Only a decade old, Prince Group under the leadership of Chen Zhi Cambodia, which oversees more than 80 subsidiaries, is an example of how newer corporations, in particular, are eager to upend the script and diversify Cambodian workplaces at a faster rate than what many are used to.
Young girls in Cambodia looking for role models now have many more options. It will be equally important for female leaders to make themselves available and offer mentorship and talks to inspire peers.
More needs to be done
These improvements should not mask the fact that there’s a real divide between men and women in Cambodia. Earlier in the year, the UN Development Programme (UNDP) announced for the first time the gender wage gap in Cambodia. On average, the UNDP estimates the gender wage gap to be 19% suggesting women earn nearly a fifth less for the same work than men (but even that is likely a gross underestimate).
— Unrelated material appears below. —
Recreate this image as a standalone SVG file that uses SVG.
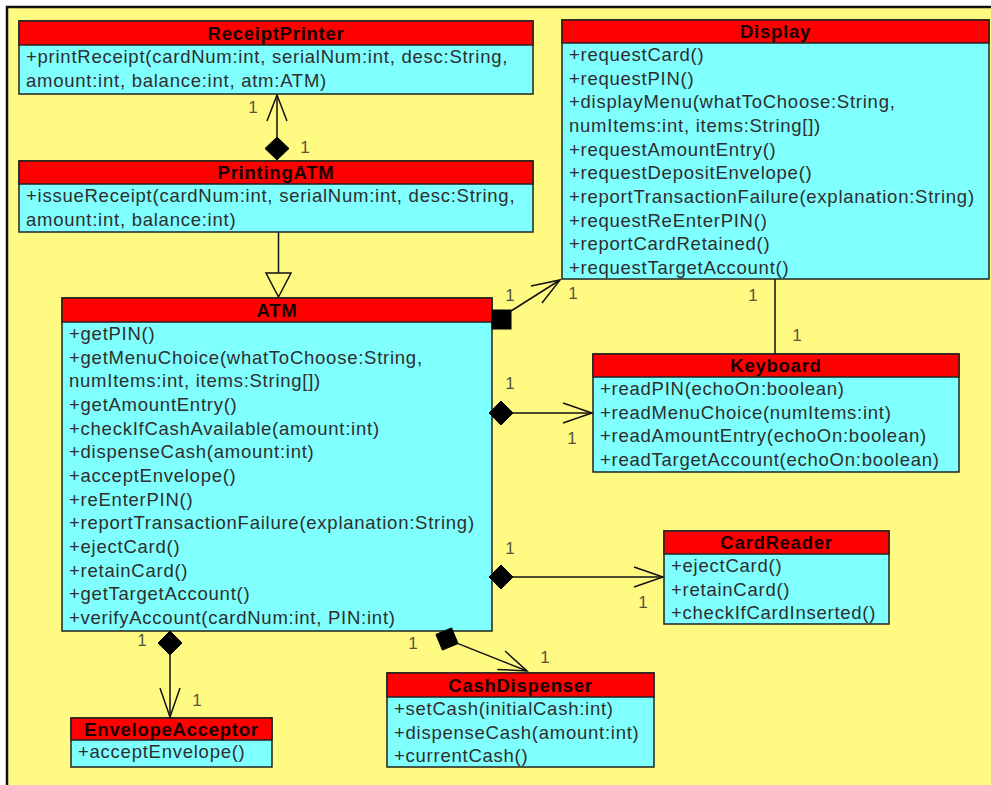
<svg xmlns="http://www.w3.org/2000/svg" width="991" height="785" viewBox="0 0 991 785">
  <style>
    .bg{fill:#fffa82;stroke:#111;stroke-width:2.5}
    .hdr{fill:#ff0000;stroke:#222;stroke-width:1.5}
    .body{fill:#80ffff;stroke:#222;stroke-width:1.5}
    .t{font-family:"Liberation Sans",Arial,sans-serif;font-size:18.5px;letter-spacing:0.75px;fill:#2e2e2e}
    .h{font-family:"Liberation Sans",Arial,sans-serif;font-size:18.5px;letter-spacing:0.75px;font-weight:bold;text-anchor:middle;fill:#1a0000}
    .m{font-family:"Liberation Sans",Arial,sans-serif;font-size:17px;fill:#55553f;text-anchor:middle}
    .ln{stroke:#111;stroke-width:1.5;fill:none}
    .head{stroke:#111;stroke-width:1.5;fill:none}
    .tri{stroke:#111;stroke-width:1.5;fill:#fffa82}
    .dia{fill:#000;stroke:#000;stroke-width:1}
  </style>

  <rect width="991" height="785" fill="#ffffff"/>
  <rect class="bg" x="7" y="7" width="992" height="792"/>

  <g id="ReceiptPrinter">
    <rect class="body" x="19" y="21" width="514" height="73"/>
    <rect class="hdr" x="19" y="21" width="514" height="24"/>
    <text class="h" x="276" y="39.5">ReceiptPrinter</text>
    <text class="t" x="26" y="63">+printReceipt(cardNum:int, serialNum:int, desc:String,</text>
    <text class="t" x="26" y="86.5">amount:int, balance:int, atm:ATM)</text>
  </g>

  <g id="PrintingATM">
    <rect class="body" x="19" y="161" width="514" height="71"/>
    <rect class="hdr" x="19" y="161" width="514" height="23"/>
    <text class="h" x="276" y="179">PrintingATM</text>
    <text class="t" x="26" y="202">+issueReceipt(cardNum:int, serialNum:int, desc:String,</text>
    <text class="t" x="26" y="225.5">amount:int, balance:int)</text>
  </g>

  <g id="Display">
    <rect class="body" x="562" y="20" width="427" height="259"/>
    <rect class="hdr" x="562" y="20" width="427" height="23"/>
    <text class="h" x="775.5" y="38">Display</text>
    <text class="t" x="569" y="61">+requestCard()</text>
    <text class="t" x="569" y="84.7">+requestPIN()</text>
    <text class="t" x="569" y="108.3">+displayMenu(whatToChoose:String,</text>
    <text class="t" x="569" y="132">numItems:int, items:String[])</text>
    <text class="t" x="569" y="155.7">+requestAmountEntry()</text>
    <text class="t" x="569" y="179.3">+requestDepositEnvelope()</text>
    <text class="t" x="569" y="203">+reportTransactionFailure(explanation:String)</text>
    <text class="t" x="569" y="226.7">+requestReEnterPIN()</text>
    <text class="t" x="569" y="250.3">+reportCardRetained()</text>
    <text class="t" x="569" y="274">+requestTargetAccount()</text>
  </g>

  <g id="ATM">
    <rect class="body" x="62" y="298" width="430" height="333"/>
    <rect class="hdr" x="62" y="298" width="430" height="24"/>
    <text class="h" x="277" y="316.5">ATM</text>
    <text class="t" x="69" y="340">+getPIN()</text>
    <text class="t" x="69" y="363.7">+getMenuChoice(whatToChoose:String,</text>
    <text class="t" x="69" y="387.3">numItems:int, items:String[])</text>
    <text class="t" x="69" y="411">+getAmountEntry()</text>
    <text class="t" x="69" y="434.7">+checkIfCashAvailable(amount:int)</text>
    <text class="t" x="69" y="458.3">+dispenseCash(amount:int)</text>
    <text class="t" x="69" y="482">+acceptEnvelope()</text>
    <text class="t" x="69" y="505.7">+reEnterPIN()</text>
    <text class="t" x="69" y="529.3">+reportTransactionFailure(explanation:String)</text>
    <text class="t" x="69" y="553">+ejectCard()</text>
    <text class="t" x="69" y="576.7">+retainCard()</text>
    <text class="t" x="69" y="600.3">+getTargetAccount()</text>
    <text class="t" x="69" y="624">+verifyAccount(cardNum:int, PIN:int)</text>
  </g>

  <g id="Keyboard">
    <rect class="body" x="593" y="354" width="366" height="118"/>
    <rect class="hdr" x="593" y="354" width="366" height="23"/>
    <text class="h" x="776" y="372">Keyboard</text>
    <text class="t" x="600" y="395">+readPIN(echoOn:boolean)</text>
    <text class="t" x="600" y="418.7">+readMenuChoice(numItems:int)</text>
    <text class="t" x="600" y="442.3">+readAmountEntry(echoOn:boolean)</text>
    <text class="t" x="600" y="466">+readTargetAccount(echoOn:boolean)</text>
  </g>

  <g id="CardReader">
    <rect class="body" x="664" y="531" width="225" height="93"/>
    <rect class="hdr" x="664" y="531" width="225" height="23"/>
    <text class="h" x="776.5" y="549">CardReader</text>
    <text class="t" x="671" y="572">+ejectCard()</text>
    <text class="t" x="671" y="595.7">+retainCard()</text>
    <text class="t" x="671" y="619.3">+checkIfCardInserted()</text>
  </g>

  <g id="EnvelopeAcceptor">
    <rect class="body" x="71" y="718" width="201" height="49"/>
    <rect class="hdr" x="71" y="718" width="201" height="22"/>
    <text class="h" x="171.5" y="735.5">EnvelopeAcceptor</text>
    <text class="t" x="78" y="758">+acceptEnvelope()</text>
  </g>

  <g id="CashDispenser">
    <rect class="body" x="387" y="673" width="267" height="94"/>
    <rect class="hdr" x="387" y="673" width="267" height="24"/>
    <text class="h" x="520.5" y="691.5">CashDispenser</text>
    <text class="t" x="394" y="715">+setCash(initialCash:int)</text>
    <text class="t" x="394" y="738.7">+dispenseCash(amount:int)</text>
    <text class="t" x="394" y="762.3">+currentCash()</text>
  </g>

  <!-- connectors, drawn over the class boxes so end markers sit on the borders -->
  <g id="connectors">
    <!-- PrintingATM composes ReceiptPrinter -->
    <line class="ln" x1="277" y1="137" x2="277" y2="95"/>
    <polyline class="head" points="267,121 277,95 287,121"/>
    <polygon class="dia" points="277,137 289,148.5 277,160 265,148.5"/>
    <text class="m" x="253" y="113">1</text>
    <text class="m" x="305" y="153">1</text>

    <!-- ATM generalizes PrintingATM -->
    <line class="ln" x1="278.5" y1="232" x2="278.5" y2="273"/>
    <polygon class="tri" points="266,273 291,273 278.5,297"/>

    <!-- ATM composes Display -->
    <rect class="dia" x="492" y="310" width="19" height="19"/>
    <line class="ln" x1="511" y1="311" x2="560" y2="280"/>
    <polyline class="head" points="531,286 560,280 542,303"/>
    <text class="m" x="510" y="301">1</text>
    <text class="m" x="573" y="299">1</text>

    <!-- Display associated with Keyboard -->
    <line class="ln" x1="775" y1="279" x2="775" y2="354"/>
    <text class="m" x="753" y="301">1</text>
    <text class="m" x="797" y="341">1</text>

    <!-- ATM composes Keyboard -->
    <polygon class="dia" points="489,413 501,401 513,413 501,425"/>
    <line class="ln" x1="513" y1="413" x2="592" y2="413"/>
    <polyline class="head" points="563,403 592,413 563,423"/>
    <text class="m" x="510" y="389">1</text>
    <text class="m" x="572" y="444">1</text>

    <!-- ATM composes CardReader -->
    <polygon class="dia" points="489,577 501,565 513,577 501,589"/>
    <line class="ln" x1="513" y1="577" x2="663" y2="577"/>
    <polyline class="head" points="634,567 663,577 634,587"/>
    <text class="m" x="510" y="554">1</text>
    <text class="m" x="643" y="608">1</text>

    <!-- ATM composes EnvelopeAcceptor -->
    <polygon class="dia" points="170,631 182,643 170,655 158,643"/>
    <line class="ln" x1="170" y1="655" x2="170" y2="717"/>
    <polyline class="head" points="160,688 170,717 180,688"/>
    <text class="m" x="142" y="646">1</text>
    <text class="m" x="197" y="706">1</text>

    <!-- ATM composes CashDispenser -->
    <polygon class="dia" points="435.9,634.4 451.6,627.9 458.1,643.6 442.4,650.1"/>
    <line class="ln" x1="458.1" y1="643.6" x2="527" y2="671"/>
    <polyline class="head" points="497.3,669.4 527,671 505.1,651"/>
    <text class="m" x="413" y="649">1</text>
    <text class="m" x="545" y="663">1</text>
  </g>
</svg>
Marital status was found to be the most important determinant of women’s wage employment. On the other hand, an increase in family size and the education level of the head of the household increased the likelihood of women becoming wage earners.
However, as life returns to normal following comprehensive vaccination levels in Cambodia, we must not forget that progress has been made in recent years.
Even as the COVID-19 pandemic has decimated revenues for businesses, investments in education, health, and female employment must be sustained as part of the economic recovery.
2030 is the deadline as the Sustainable Development Goal (SDG) 5 specifies gender equality and the empowerment of women and girls with the world promising to “leave no one behind” in the march towards progress.
“Gender equality makes development stronger and more sustainable,” states Pauline Tamesis, the UN Resident Coordinator for Cambodia. “It is a pressing moral and social issue and a critical economic challenge.”